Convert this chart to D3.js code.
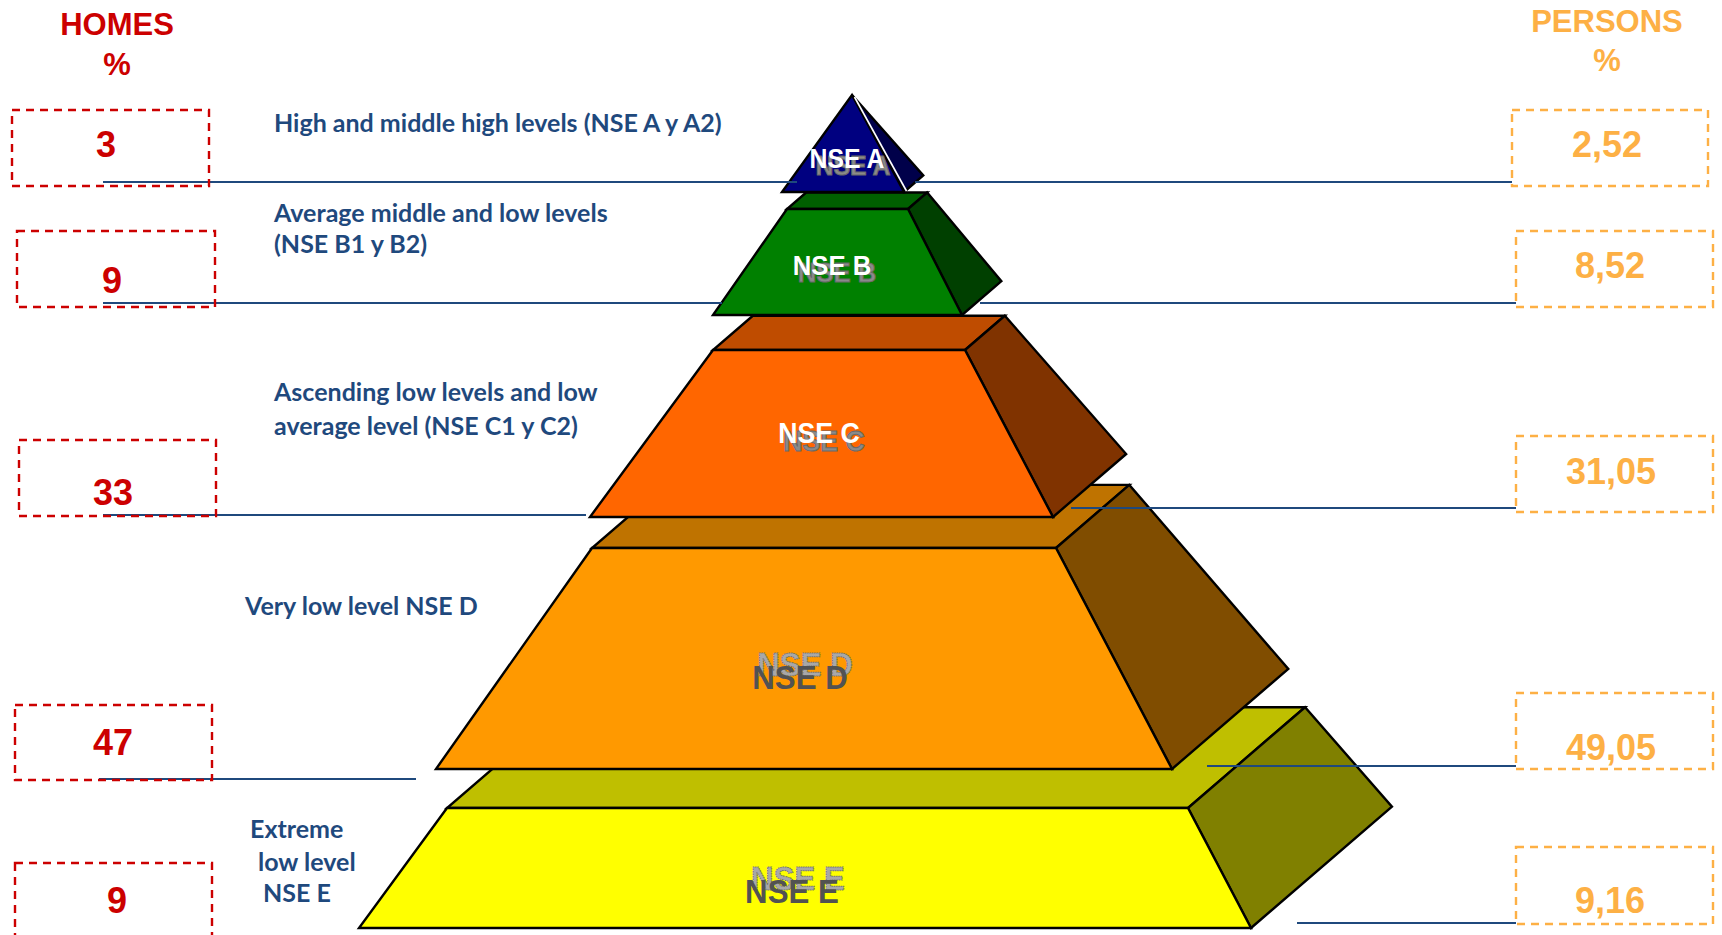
<!DOCTYPE html>
<html>
<head>
<meta charset="utf-8">
<script src="https://cdn.jsdelivr.net/npm/d3@7"></script>
<style>
  html, body { margin: 0; padding: 0; background: #ffffff; }
  svg { display: block; }
</style>
</head>
<body>
<svg id="chart" width="1722" height="935"></svg>
<script>
// ---- data -------------------------------------------------------------
const levels = ["NSE A", "NSE B", "NSE C", "NSE D", "NSE E"];
const descriptions = [
  ["High and middle high levels (NSE A y A2)"],
  ["Average middle and low levels", "(NSE B1 y B2)"],
  ["Ascending low levels and low", "average level (NSE C1 y C2)"],
  ["Very low level NSE D"],
  ["Extreme", "low level", "NSE E"]
];
const homesPct = [3, 9, 33, 47, 9];
const personsPct = [2.52, 8.52, 31.05, 49.05, 9.16];
const headers = { homes: ["HOMES", "%"], persons: ["PERSONS", "%"] };

// ---- layout -----------------------------------------------------------
// front face of each tier: top y / top-left / top-right, bottom y / bottom-left / bottom-right
const tierLayout = [
  { ty: 95,  tl: 852, tr: 852,  by: 192, bl: 782, br: 904 },
  { ty: 209, tl: 787, tr: 908,  by: 315, bl: 713, br: 962 },
  { ty: 350, tl: 713, tr: 965,  by: 517, bl: 590, br: 1053 },
  { ty: 548, tl: 592, tr: 1056, by: 769, bl: 436, br: 1172 },
  { ty: 808, tl: 447, tr: 1188, by: 928, bl: 359, br: 1251 }
];
// depth direction of the solid (per pixel of face width)
const depth = { kx: 0.158, ky: -0.136 };

const tierColors = [
  { front: "#000080", top: "#000060", side: "#00004a" },
  { front: "#008000", top: "#006000", side: "#004000" },
  { front: "#FF6600", top: "#BF4C00", side: "#803300" },
  { front: "#FF9900", top: "#BF7300", side: "#804D00" },
  { front: "#FFFF00", top: "#BFBF00", side: "#808000" }
];
const labelStyle = [
  { cx: 847, y: 168, size: 27, light: true,  dx: 6, dy: 7 },
  { cx: 832, y: 275, size: 28, light: true,  dx: 5, dy: 7 },
  { cx: 819, y: 443, size: 29, light: true,  dx: 5, dy: 8 },
  { cx: 800, y: 689, size: 34, light: false, dx: 5, dy: -13 },
  { cx: 792, y: 903, size: 34, light: false, dx: 6, dy: -13 }
];
const descLayout = [
  { x: [274], y: [132] },
  { x: [274, 274], y: [222, 253] },
  { x: [274, 274], y: [401, 435] },
  { x: [245], y: [615] },
  { x: [250, 258, 263], y: [838, 871, 902] }
];
const homesBoxes = [[12,110,197,76],[17,231,198,76],[19,440,197,76],[15,705,197,75],[15,863,197,80]];
const personsBoxes = [[1512,110,196,76],[1516,231,197,76],[1516,436,197,76],[1516,693,197,76],[1516,847,197,77]];
const homesText = [[106,157],[112,293],[113,505],[113,755],[117,913]];
const personsText = [[1607,157],[1610,278],[1611,484],[1611,760],[1610,913]];
const leftRules = [[182,103,797],[303,103,722],[515,103,586],[779,99,416]];
const rightRules = [[182,915,1512],[303,980,1516],[508,1071,1516],[766,1207,1516],[923,1297,1516]];

const RED = "#CC0000", ORANGE = "#FDB045", NAVY = "#1F497D";
const esLocale = d3.formatLocale({ decimal: ",", thousands: ".", grouping: [3], currency: ["", " €"] });
const fmtPersons = esLocale.format(".2f");
const fmtHomes = d3.format("d");

const svg = d3.select("#chart");
const poly = d3.line();

// ---- pyramid (drawn bottom tier first so upper tiers overlap) ----------
const tiers = levels.map((name, i) => {
  const g = tierLayout[i];
  const wt = g.tr - g.tl, wb = g.br - g.bl;
  const top = [[g.tl, g.ty], [g.tr, g.ty], [g.tr + depth.kx * wt, g.ty + depth.ky * wt], [g.tl + depth.kx * wt, g.ty + depth.ky * wt]];
  const side = [[g.tr, g.ty], [g.br, g.by], [g.br + depth.kx * wb, g.by + depth.ky * wb], [g.tr + depth.kx * wt, g.ty + depth.ky * wt]];
  const front = [[g.tl, g.ty], [g.tr, g.ty], [g.br, g.by], [g.bl, g.by]];
  return { name, i, top, side, front, wt };
});

const pyr = svg.append("g").attr("class", "pyramid")
  .attr("stroke", "#000").attr("stroke-width", 2.4).attr("stroke-linejoin", "miter");

tiers.slice().reverse().forEach(t => {
  const g = pyr.append("g").attr("class", "tier");
  if (t.wt > 0) {
    g.append("path").attr("d", poly(t.top) + "Z").attr("fill", tierColors[t.i].top);
  }
  g.append("path").attr("d", poly(t.side) + "Z").attr("fill", tierColors[t.i].side);
  g.append("path").attr("d", poly(t.front) + "Z").attr("fill", tierColors[t.i].front);
  if (t.wt === 0) {
    // thin highlight along the apex edge of the top block
    const a = t.front[0], b = t.front[2];
    g.append("line").attr("x1", a[0] + 2.5).attr("y1", a[1] + 2).attr("x2", b[0] + 2.5).attr("y2", b[1] - 1)
      .attr("stroke", "#ffffff").attr("stroke-width", 1.6);
  }
});

// tier names with their shadow / ghost copies
levels.forEach((name, i) => {
  const s = labelStyle[i];
  const mk = (x, y) => svg.append("text")
    .attr("transform", `translate(${x},${y}) scale(0.92,1)`)
    .attr("text-anchor", "middle")
    .attr("font-family", "'Liberation Sans', Arial, sans-serif")
    .attr("font-weight", "bold")
    .attr("font-size", s.size)
    .text(name);
  if (s.light) {
    mk(s.cx + s.dx, s.y + s.dy).attr("fill", "#8a8a8a").attr("stroke", "#6a6a6a").attr("stroke-width", 1);
    mk(s.cx, s.y).attr("fill", "#ffffff");
  } else {
    mk(s.cx + s.dx, s.y + s.dy).attr("fill", "#a8a8a8").attr("stroke", "#6e6e6e")
      .attr("stroke-width", 1).attr("stroke-dasharray", "1.5,1");
    mk(s.cx, s.y).attr("fill", "#525252");
  }
});

// ---- leader rules ------------------------------------------------------
const rules = svg.append("g").attr("stroke", NAVY).attr("stroke-width", 2.2);
leftRules.concat(rightRules).forEach(r => {
  rules.append("line").attr("x1", r[1]).attr("x2", r[2]).attr("y1", r[0]).attr("y2", r[0]);
});

// ---- descriptions ------------------------------------------------------
descriptions.forEach((lines, i) => {
  lines.forEach((ln, j) => {
    svg.append("text")
      .attr("x", descLayout[i].x[j]).attr("y", descLayout[i].y[j])
      .attr("font-family", "Lato, 'Open Sans', sans-serif")
      .attr("font-weight", "bold")
      .attr("font-size", 25)
      .attr("fill", NAVY)
      .text(ln);
  });
});

// ---- headers -----------------------------------------------------------
const header = (lines, cx, ys, color) => lines.forEach((t, j) => {
  svg.append("text").attr("x", cx).attr("y", ys[j]).attr("text-anchor", "middle")
    .attr("font-family", "'Liberation Sans', Arial, sans-serif").attr("font-weight", "bold")
    .attr("font-size", 31).attr("fill", color).text(t);
});
header(headers.homes, 117, [35, 75], RED);
header(headers.persons, 1607, [32, 71], ORANGE);

// ---- value boxes -------------------------------------------------------
const boxes = (rects, color) => rects.forEach(r => {
  svg.append("rect").attr("x", r[0]).attr("y", r[1]).attr("width", r[2]).attr("height", r[3])
    .attr("fill", "none").attr("stroke", color).attr("stroke-width", 2.4).attr("stroke-dasharray", "8,6");
});
boxes(homesBoxes, RED);
boxes(personsBoxes, ORANGE);

const values = (vals, pos, fmt, color) => vals.forEach((v, i) => {
  svg.append("text").attr("x", pos[i][0]).attr("y", pos[i][1]).attr("text-anchor", "middle")
    .attr("font-family", "'Liberation Sans', Arial, sans-serif").attr("font-weight", "bold")
    .attr("font-size", 36).attr("fill", color).text(fmt(v));
});
values(homesPct, homesText, fmtHomes, RED);
values(personsPct, personsText, fmtPersons, ORANGE);
</script>
</body>
</html>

→ DO THIS
Set the lines above down again, word for word, from the first through the one containing "0.158, ky: -0.136"; pictures excluded.

→ EXERCISE RESPONSE
Convert this chart to D3.js code.
<!DOCTYPE html>
<html>
<head>
<meta charset="utf-8">
<script src="https://cdn.jsdelivr.net/npm/d3@7"></script>
<style>
  html, body { margin: 0; padding: 0; background: #ffffff; }
  svg { display: block; }
</style>
</head>
<body>
<svg id="chart" width="1722" height="935"></svg>
<script>
// ---- data -------------------------------------------------------------
const levels = ["NSE A", "NSE B", "NSE C", "NSE D", "NSE E"];
const descriptions = [
  ["High and middle high levels (NSE A y A2)"],
  ["Average middle and low levels", "(NSE B1 y B2)"],
  ["Ascending low levels and low", "average level (NSE C1 y C2)"],
  ["Very low level NSE D"],
  ["Extreme", "low level", "NSE E"]
];
const homesPct = [3, 9, 33, 47, 9];
const personsPct = [2.52, 8.52, 31.05, 49.05, 9.16];
const headers = { homes: ["HOMES", "%"], persons: ["PERSONS", "%"] };

// ---- layout -----------------------------------------------------------
// front face of each tier: top y / top-left / top-right, bottom y / bottom-left / bottom-right
const tierLayout = [
  { ty: 95,  tl: 852, tr: 852,  by: 192, bl: 782, br: 904 },
  { ty: 209, tl: 787, tr: 908,  by: 315, bl: 713, br: 962 },
  { ty: 350, tl: 713, tr: 965,  by: 517, bl: 590, br: 1053 },
  { ty: 548, tl: 592, tr: 1056, by: 769, bl: 436, br: 1172 },
  { ty: 808, tl: 447, tr: 1188, by: 928, bl: 359, br: 1251 }
];
// depth direction of the solid (per pixel of face width)
const depth = { kx: 0.158, ky: -0.136 };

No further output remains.